The May Festival (3)

Prophecies were also made from the way the wind blew on May mornings. In '98 an old man, who was drawing near to his end and like to die, inquired from those around him—

"Where did you leave the wind last night?" (May Eve.)

They told him it came from the north.

"Then," he said, "the country is lost to the Clan Gael; our enemies will triumph. Had it been from the south, we should have had the victory; but now the Sassenach will trample us to dust." And he fell back and died.

Ashes are often sprinkled on the threshold on May Eve; and if the print of a foot is found in the morning, turned inward, it betokens marriage; but if turned outward, death. On May Eve the fairy music is heard on all the hills, and many beautiful tunes have been caught up in this way by the people and the native musicians.

About a hundred years ago a celebrated tune, called Moraleana, was learnt by a piper as he traversed the hills one evening; and he played it perfectly, note by note, as he heard it from the fairy pipes; on which a voice spoke to him and said that he would be allowed to play the tune three times in his life before all the people, but never a fourth, or a doom would fall on him. However, one day he had a great contest for supremacy with another piper, and at last, to make sure of victory, he played the wonderful fairy melody; when all the people applauded and declared he had won the prize by reason of its beauty, and that no music could equal his. So they crowned him with the garland; but at that moment he turned deadly pale, the pipes dropped from his hand, and he fell lifeless to the ground. For nothing escapes the fairies; they know all things, and their vengeance is swift and sure.

It is very dangerous to sleep out in the open air in the month of May, for the fairies are very powerful then, and on the watch to carry off the handsome girls for fairy brides, and the young mothers as nurses for the fairy babies; while the young men are selected as husbands for the beautiful fairy princesses.

A young man died suddenly on May Eve while he was lying asleep under a hay-rick, and the parents and friends knew immediately that he had been carried off to the fairy palace in the great moat of Granard. So a renowned fairy man was sent for, who promised to have him back in nine days. Meanwhile he desired that food and drink of the best should be left daily for the young man at a certain place on the moat.
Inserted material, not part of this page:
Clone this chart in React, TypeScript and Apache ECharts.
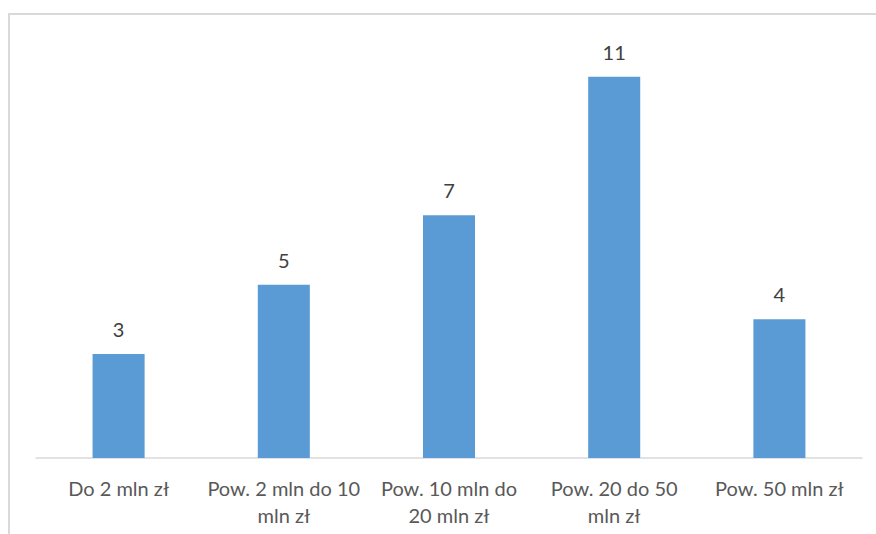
import React, { useEffect, useRef } from "react";
import * as echarts from "echarts";

const categories = [
  "Do 2 mln zł",
  "Pow. 2 mln do 10\nmln zł",
  "Pow. 10 mln do\n20 mln zł",
  "Pow. 20 do 50\nmln zł",
  "Pow. 50 mln zł",
];
const values = [3, 5, 7, 11, 4];

const FONT = "Lato, 'Open Sans', sans-serif";

export default function App() {
  const ref = useRef<HTMLDivElement>(null);
  useEffect(() => {
    if (!ref.current) return;
    const chart = echarts.init(ref.current, undefined, { renderer: "svg" });
    chart.setOption({
      animation: false,
      backgroundColor: "#ffffff",
      graphic: [
        {
          type: "rect",
          shape: { x: 9, y: 14, width: 900, height: 600 },
          style: { fill: "none", stroke: "#d9d9d9", lineWidth: 2 },
          silent: true,
        },
      ],
      grid: { left: 36, right: 14, top: 42, bottom: 76 },
      xAxis: {
        type: "category",
        data: categories,
        axisLine: { lineStyle: { color: "#d9d9d9", width: 1.5 } },
        axisTick: { show: false },
        axisLabel: {
          color: "#595959",
          fontSize: 20,
          fontFamily: FONT,
          lineHeight: 27,
          margin: 16,
          interval: 0,
        },
      },
      yAxis: {
        type: "value",
        min: 0,
        max: 12,
        show: false,
        splitLine: { show: false },
      },
      series: [
        {
          type: "bar",
          data: values,
          barWidth: "31.5%",
          itemStyle: { color: "#5b9bd5" },
          label: {
            show: true,
            position: "top",
            distance: 15,
            color: "#404040",
            fontSize: 20,
            fontFamily: FONT,
          },
        },
      ],
    });
    return () => chart.dispose();
  }, []);
  return (
    <div
      ref={ref}
      style={{ position: "fixed", left: 0, top: 0, width: 876, height: 534 }}
    />
  );
}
This was done, and the food always disappeared, by which they knew the young man was living, and came out of the moat nightly for the provisions left for him by his people.

Now on the ninth day a great crowd assembled to see the young man brought back from Fairyland. And in the midst stood the fairy doctor performing his incantations by means of fire and a powder which he threw into the flames that caused a dense grey smoke to arise. Then, taking off his hat, and holding a key in his hand, he called out three times in a loud voice, "Come forth, come forth, come forth!" On which a shrouded figure slowly rose up in the midst of the smoke, and a voice was heard answering, "Leave me in peace; I am happy with my fairy bride, and my parents need not weep for me, for I shall bring them good luck, and guard them from evil evermore."

Then the figure vanished and the smoke cleared, and the parents were content, for they believed the vision, and having loaded the fairy-man with presents, they sent him away home.